Industri menyambut positif kesepakatan barter komoditas pertanian Indonesia dengan pesawat tempur Sukhoi buatan Rusia. Pasalnya, kesepakatan ini diprediksi mampu mengerek komoditas di antaranya sawit.
“Kalau pembayarannya sebagian dengan komoditas ekspor yang dimiliki seperti sawit dan karet Indonesia akan meningkatkan ekspor ke Rusia,” ujar Sahat Sinaga, Ketua Gabungan Industri Minyak Nabati Indonesia (GIMNI) kepada KONTAN, Jakarta, Selasa (22/8).
Peningkatan diperkirakan Sahat dapat mencapai 100% dari total ekspor ke Rusia tahun sebelumnya. Hal tersebut dengan asumsi melihat harga karet yang saat ini turun sehingga tidak menjadi prioritas ekspor.
Sahat bilang, tahun lalu ekspor sawit Indonesia ke Rusia di tahun 2016 sebesar 695.000 ton.
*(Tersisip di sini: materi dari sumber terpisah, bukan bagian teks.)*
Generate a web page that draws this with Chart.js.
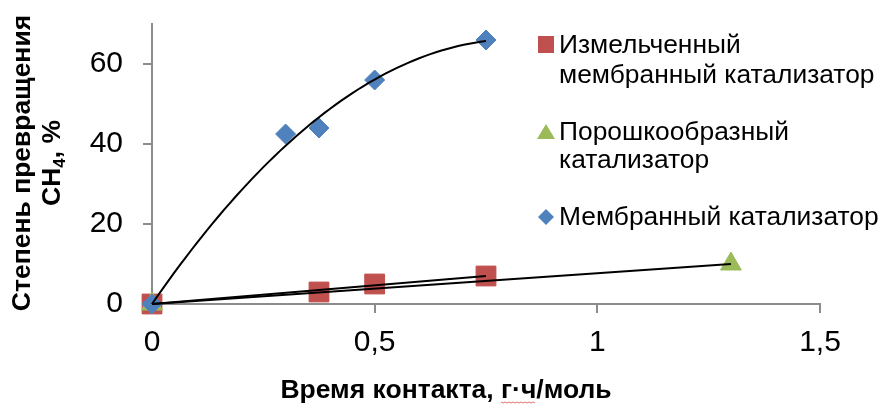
<!DOCTYPE html>
<html>
<head>
<meta charset="utf-8">
<script src="https://cdn.jsdelivr.net/npm/chart.js@4/dist/chart.umd.min.js"></script>
<style>
  html, body { margin: 0; padding: 0; background: #fff; }
  #wrap { width: 882px; height: 405px; }
</style>
</head>
<body>
<div id="wrap"><canvas id="c" width="882" height="405"></canvas></div>
<script>
// Contact time (g·h/mol) and CH4 conversion (%) for each catalyst form
const membraneX = [0, 0.3, 0.375, 0.5, 0.75];
const membraneY = [0, 42.5, 44, 56, 66];
const crushedX  = [0, 0.375, 0.5, 0.75];
const crushedY  = [0, 3, 5, 7];
const powderX   = [0, 1.3];
const powderY   = [0, 10];

const xTicks = [0, 0.5, 1, 1.5];
const yTicks = [0, 20, 40, 60];

const legendCrushed  = ['Измельченный', 'мембранный катализатор'];
const legendPowder   = ['Порошкообразный', 'катализатор'];
const legendMembrane = ['Мембранный катализатор'];

const xTitleHead = 'Время контакта, ';
const xTitleUnit = 'г·ч';
const xTitleTail = '/моль';
const yTitleLine1 = 'Степень превращения';

const RED = '#C0504D', GREEN = '#9BBB59', BLUE = '#4F81BD';
const FONT = '"Liberation Sans", Arial, sans-serif';
const TITLE_FONT = 'bold 26.5px ' + FONT;
const SUB_FONT = 'bold 17px ' + FONT;
const LEGEND_FONT = '26.4px ' + FONT;

const toPoints = (xs, ys) => xs.map((x, i) => ({ x, y: ys[i] }));

// Least-squares fits forced through the origin
function fitLinear0(xs, ys) {
  let sxy = 0, sxx = 0;
  xs.forEach((x, i) => { sxy += x * ys[i]; sxx += x * x; });
  return sxy / sxx;
}
function fitQuad0(xs, ys) {
  let s2 = 0, s3 = 0, s4 = 0, sxy = 0, sx2y = 0;
  xs.forEach((x, i) => {
    s2 += x * x; s3 += x * x * x; s4 += x * x * x * x;
    sxy += x * ys[i]; sx2y += x * x * ys[i];
  });
  const det = s2 * s4 - s3 * s3;
  return [(sxy * s4 - s3 * sx2y) / det, (s2 * sx2y - s3 * sxy) / det];
}
function lineTrend(xs, ys) {
  const k = fitLinear0(xs, ys);
  const xmax = Math.max(...xs);
  return [{ x: 0, y: 0 }, { x: xmax, y: k * xmax }];
}
function quadTrend(xs, ys) {
  const [b, c] = fitQuad0(xs, ys);
  const xmax = Math.max(...xs);
  const pts = [];
  const n = 60;
  for (let i = 0; i <= n; i++) {
    const x = xmax * i / n;
    pts.push({ x, y: b * x + c * x * x });
  }
  return pts;
}

const trendStyle = {
  showLine: true, borderColor: '#000', borderWidth: 2, pointRadius: 0,
  pointHoverRadius: 0, fill: false, tension: 0, clip: false, order: 0
};

// Legend and axis titles drawn onto the chart canvas
const decorations = {
  id: 'decorations',
  afterDraw(chart) {
    const ctx = chart.ctx;
    ctx.save();
    ctx.fillStyle = '#000';

    // Y title (two rotated lines)
    ctx.font = TITLE_FONT;
    ctx.textBaseline = 'middle';
    ctx.textAlign = 'center';
    ctx.save();
    ctx.translate(23, 163);
    ctx.rotate(-Math.PI / 2);
    ctx.fillText(yTitleLine1, 0, 0);
    ctx.restore();

    ctx.save();
    ctx.translate(53, 163);
    ctx.rotate(-Math.PI / 2);
    ctx.textAlign = 'left';
    const partA = 'CH', partB = '4', partC = ', %';
    ctx.font = TITLE_FONT;
    const wA = ctx.measureText(partA).width;
    const wC = ctx.measureText(partC).width;
    ctx.font = SUB_FONT;
    const wB = ctx.measureText(partB).width;
    const x0 = -(wA + wB + wC) / 2;
    ctx.font = TITLE_FONT;
    ctx.fillText(partA, x0, 0);
    ctx.font = SUB_FONT;
    ctx.fillText(partB, x0 + wA, 7);
    ctx.font = TITLE_FONT;
    ctx.fillText(partC, x0 + wA + wB, 0);
    ctx.restore();

    // X title, with the wavy proofing underline under the unit
    ctx.font = TITLE_FONT;
    ctx.textAlign = 'left';
    ctx.textBaseline = 'alphabetic';
    const wHead = ctx.measureText(xTitleHead).width;
    const wUnit = ctx.measureText(xTitleUnit).width;
    const wTail = ctx.measureText(xTitleTail).width;
    const xs = 446 - (wHead + wUnit + wTail) / 2;
    ctx.fillText(xTitleHead + xTitleUnit + xTitleTail, xs, 398);
    ctx.strokeStyle = '#E07070';
    ctx.lineWidth = 1;
    ctx.beginPath();
    const ux0 = xs + wHead, ux1 = ux0 + wUnit;
    for (let ux = ux0, k = 0; ux <= ux1; ux += 2, k++) {
      const uy = 402 + (k % 2 ? 1 : 0);
      if (k === 0) ctx.moveTo(ux, uy); else ctx.lineTo(ux, uy);
    }
    ctx.stroke();

    // Legend
    const lx = 546, tx = 559;
    ctx.font = LEGEND_FONT;
    ctx.textAlign = 'left';
    ctx.textBaseline = 'alphabetic';

    ctx.fillStyle = RED;
    ctx.fillRect(lx - 8, 36, 16, 17);
    ctx.fillStyle = '#000';
    ctx.fillText(legendCrushed[0], tx, 53);
    ctx.fillText(legendCrushed[1], tx, 83);

    ctx.fillStyle = GREEN;
    ctx.beginPath();
    ctx.moveTo(lx, 124);
    ctx.lineTo(lx + 9, 139);
    ctx.lineTo(lx - 9, 139);
    ctx.closePath();
    ctx.fill();
    ctx.fillStyle = '#000';
    ctx.fillText(legendPowder[0], tx, 140);
    ctx.fillText(legendPowder[1], tx, 168);

    ctx.fillStyle = BLUE;
    ctx.beginPath();
    ctx.moveTo(lx, 209);
    ctx.lineTo(lx + 8, 217);
    ctx.lineTo(lx, 225);
    ctx.lineTo(lx - 8, 217);
    ctx.closePath();
    ctx.fill();
    ctx.fillStyle = '#000';
    ctx.fillText(legendMembrane[0], tx, 225);

    ctx.restore();
  }
};

const axisGray = '#8C8C8C';

new Chart(document.getElementById('c'), {
  type: 'scatter',
  data: {
    datasets: [
      Object.assign({ data: quadTrend(membraneX, membraneY) }, trendStyle),
      Object.assign({ data: lineTrend(crushedX, crushedY) }, trendStyle),
      Object.assign({ data: lineTrend(powderX, powderY) }, trendStyle),
      {
        label: legendMembrane.join(' '),
        data: toPoints(membraneX, membraneY),
        pointStyle: 'rectRot', pointRadius: 10, pointHoverRadius: 10,
        backgroundColor: BLUE, borderColor: BLUE, borderWidth: 1,
        clip: false, order: 1
      },
      {
        label: legendPowder.join(' '),
        data: toPoints(powderX, powderY),
        pointStyle: 'triangle', pointRadius: 12, pointHoverRadius: 12,
        backgroundColor: GREEN, borderColor: GREEN, borderWidth: 1,
        clip: false, order: 2
      },
      {
        label: legendCrushed.join(' '),
        data: toPoints(crushedX, crushedY),
        pointStyle: 'rect', pointRadius: 14, pointHoverRadius: 14,
        backgroundColor: RED, borderColor: RED, borderWidth: 1,
        clip: false, order: 3
      }
    ]
  },
  options: {
    responsive: false,
    animation: false,
    events: [],
    layout: { padding: { top: 24, right: 62, left: 0, bottom: 0 } },
    plugins: { legend: { display: false }, tooltip: { enabled: false } },
    scales: {
      x: {
        type: 'linear', min: 0, max: 1.5,
        afterBuildTicks: s => { s.ticks = xTicks.map(v => ({ value: v })); },
        afterFit: s => { s.height = 101; s.paddingLeft = 0; s.paddingRight = 0; },
        ticks: {
          color: '#000', padding: 12,
          font: { family: FONT, size: 30 },
          callback: v => String(v).replace('.', ',')
        },
        grid: { drawOnChartArea: false, drawTicks: true, tickLength: 9, color: axisGray, lineWidth: 2 },
        border: { color: axisGray, width: 2 }
      },
      y: {
        type: 'linear', min: 0, max: 70,
        afterBuildTicks: s => { s.ticks = yTicks.map(v => ({ value: v })); },
        afterFit: s => { s.width = 152; s.paddingTop = 0; s.paddingBottom = 0; },
        ticks: {
          color: '#000', padding: 20,
          font: { family: FONT, size: 30 }
        },
        grid: { drawOnChartArea: false, drawTicks: true, tickLength: 9, color: axisGray, lineWidth: 2 },
        border: { color: axisGray, width: 2 }
      }
    }
  },
  plugins: [decorations]
});
</script>
</body>
</html>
Bila nantinya 60% pembelian ini berasal dari sawit, maka ekspor akan meningkat menjadi 1,2 juta ton. Angka tersebut berdasarkan perhitungan Sahat bila harga Sukhoi senilai US$ 1,5 miliar dan harga sawit saat ini sebesar US$ 730 per ton.
Berdasarkan perhitungan itu, Sahat mendukung rencana pemerintah. Mengingat saat ini pasar minyak sawit Indonesia sedang menurun. Namun, angka pasti mengenai kontribusi sawit dalam pembelian ini belum ditentukan.
Sawit memang dibutuhkan oleh Rusia. Oleh karena itu Sahat beranggapan bahwa kerja sama ini memungkinkan untuk dilakukan. “Kalau belinya dari Amerika, mereka tidak mau beli sawit Indonesia,” terang Sahat.
Hal serupa diungkapkan oleh Fadhil Hasan, Ketua Gabungan Asosiasi Pengusaha Kelapa Sawit Indonesia (GAPKI). “Bila kerja sama itu jadi pasti akan meningkatkan ekspor,” jelas Fadhil kepada KONTAN.
Namun sampai saat ini belum ada daftar barang yang akan ditawarkan oleh Indonesia sebagai imbal dagang terhadap pembelian Sukhoi. Indonesia masih menunggu permintaan dari pihak Rusia.